A.M.: Generally speaking, elite athletes, both in soccer and the NBA, are very well advised, potentially. They have a representative who manages what they earn from sports, and an entire group of advisors, including lawyers to deal with contracts; tax advisors, who play a very important role in this type of contracts; and investment advisors, who invest their money. The teams themselves are the first people to care about whether athletes have a hard time dealing with these areas; they are careful to see that their athletes address tax issues correctly. The last thing they want is scandals.
F.P.: There is a strong infrastructure for generating a higher level of revenues [for athletes], both from marketing and legal points of view; a support structure that permits each player to maximize the revenues he can earn by taking advantage of his media impact. There are some companies in the sector, such as Havas Sport, whose mission is to set up contracts with business agents so that major athletes can maximize their ability to make money. At the same time, they make sure that the brands these athletes associate with do not wind up lowering the players’ value.

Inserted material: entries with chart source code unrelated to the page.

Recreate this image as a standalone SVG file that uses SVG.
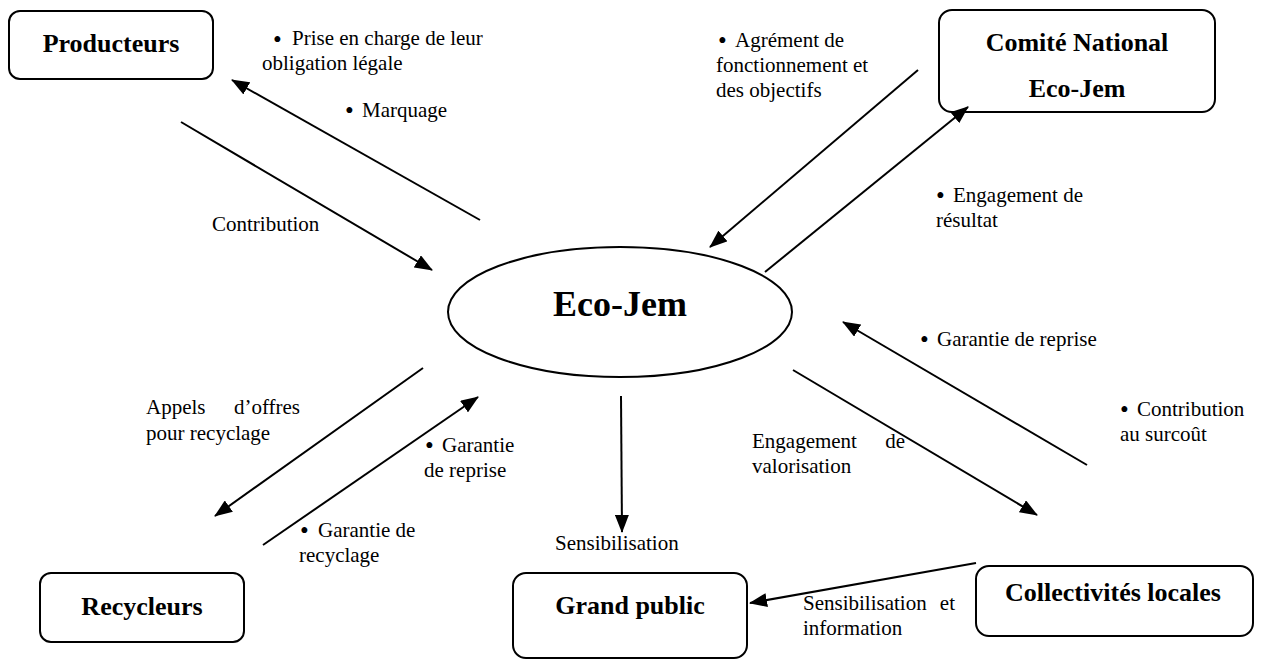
<svg xmlns="http://www.w3.org/2000/svg" width="1261" height="659" viewBox="0 0 1261 659">
<style>
.box{fill:#fff;stroke:#000;stroke-width:2}
.t{font-family:"Liberation Serif","Times New Roman",serif;font-weight:bold;font-size:26px;fill:#000;text-anchor:middle}
.big{font-size:36px}
.l{font-family:"Liberation Serif","Times New Roman",serif;font-size:21px;fill:#000}
.b{font-size:25px}
.e{text-anchor:end}
.c line{stroke:#000;stroke-width:2;marker-end:url(#ah)}
</style>
<defs>
<marker id="ah" markerUnits="userSpaceOnUse" markerWidth="18" markerHeight="14" refX="17" refY="7" orient="auto">
<path d="M0,0 L18,7 L0,14 z" fill="#000"/>
</marker>
</defs>
<rect width="1261" height="659" fill="#fff"/>
<g id="producteurs"><rect class="box" x="9" y="11" width="204" height="68" rx="11"/><text class="t" x="111" y="52">Producteurs</text></g>
<g id="comite"><rect class="box" x="939" y="10" width="276" height="102" rx="13"/><text class="t" x="1077" y="51">Comité National</text><text class="t" x="1077" y="97">Eco-Jem</text></g>
<g id="ecojem"><ellipse class="box" cx="620" cy="312" rx="172" ry="65"/><text class="t big" x="620" y="316">Eco-Jem</text></g>
<g id="recycleurs"><rect class="box" x="40" y="573" width="204" height="69" rx="11"/><text class="t" x="142" y="615">Recycleurs</text></g>
<g id="grandpublic"><rect class="box" x="513" y="573" width="234" height="85" rx="13"/><text class="t" x="630" y="614">Grand public</text></g>
<g id="collectivites"><rect class="box" x="976" y="566" width="277" height="70" rx="13"/><text class="t" x="1113" y="601">Collectivités locales</text></g>
<g id="connectors" class="c">
<line x1="480" y1="220" x2="232" y2="80"/>
<line x1="181" y1="122" x2="432" y2="270"/>
<line x1="918" y1="70" x2="710" y2="247"/>
<line x1="765" y1="272" x2="968" y2="107"/>
<line x1="1087" y1="465" x2="843" y2="322"/>
<line x1="793" y1="370" x2="1037" y2="515"/>
<line x1="423" y1="368" x2="215" y2="516"/>
<line x1="263" y1="545" x2="478" y2="397"/>
<line x1="621" y1="396" x2="622" y2="532"/>
<line x1="976" y1="563" x2="750" y2="603"/>
</g>
<g id="labels">
<text class="l b" x="273" y="48">•</text><text class="l" x="292" y="45">Prise en charge de leur</text>
<text class="l" x="262" y="70">obligation légale</text>
<text class="l b" x="345" y="119">•</text><text class="l" x="362" y="117">Marquage</text>
<text class="l" x="212" y="231">Contribution</text>
<text class="l b" x="718" y="49">•</text><text class="l" x="735" y="47">Agrément de</text>
<text class="l" x="716" y="72">fonctionnement et</text>
<text class="l" x="716" y="97">des objectifs</text>
<text class="l b" x="936" y="204">•</text><text class="l" x="953" y="202">Engagement de</text>
<text class="l" x="936" y="227">résultat</text>
<text class="l b" x="920" y="348">•</text><text class="l" x="937" y="346">Garantie de reprise</text>
<text class="l b" x="1120" y="418">•</text><text class="l" x="1137" y="416">Contribution</text>
<text class="l" x="1120" y="441">au surcoût</text>
<text class="l" y="448"><tspan x="752">Engagement</tspan><tspan class="e" x="905">de</tspan></text>
<text class="l" x="752" y="473">valorisation</text>
<text class="l" y="414"><tspan x="146">Appels</tspan><tspan class="e" x="300">d’offres</tspan></text>
<text class="l" x="146" y="440">pour recyclage</text>
<text class="l b" x="425" y="454">•</text><text class="l" x="442" y="452">Garantie</text>
<text class="l" x="424" y="477">de reprise</text>
<text class="l b" x="300" y="539">•</text><text class="l" x="318" y="537">Garantie de</text>
<text class="l" x="299" y="562">recyclage</text>
<text class="l" x="555" y="550">Sensibilisation</text>
<text class="l" y="610"><tspan x="803">Sensibilisation</tspan><tspan class="e" x="955">et</tspan></text>
<text class="l" x="803" y="635">information</text>
</g>
</svg>
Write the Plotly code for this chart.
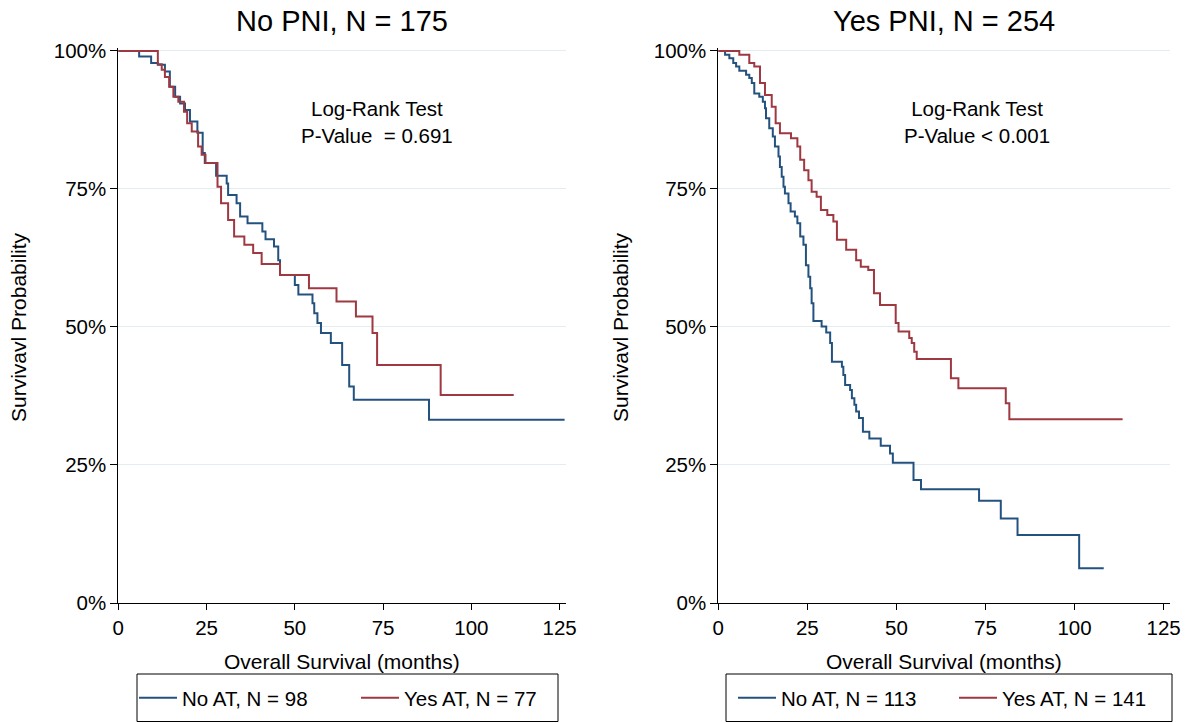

In that regard, these companies are very accomplished and professional. The other part — what they do with the money they earn — is left more to the judgment of the player’s business agent. That depends on whether the player is getting good advice from his agent.
UK@W: Off the playing field, has the role of team managers been professionalized a great deal? In what areas does someone have to be outstanding or a specialist in order to find a job in this sort of institution?
A.M.: Sports and sporting events are a very ephemeral product. A season lasts nine months, and an event lasts only a few days. Managers need to be very well trained professionals who are used to making very quick decisions. There is a growing shortage of people who are well prepared, and who have a certain level of specialization. In the past, the mindset was that clubs had a single director who did everything; that idea has been replaced by a general manager and various people who are in charge of specific areas, such as taxes, administration, and so forth.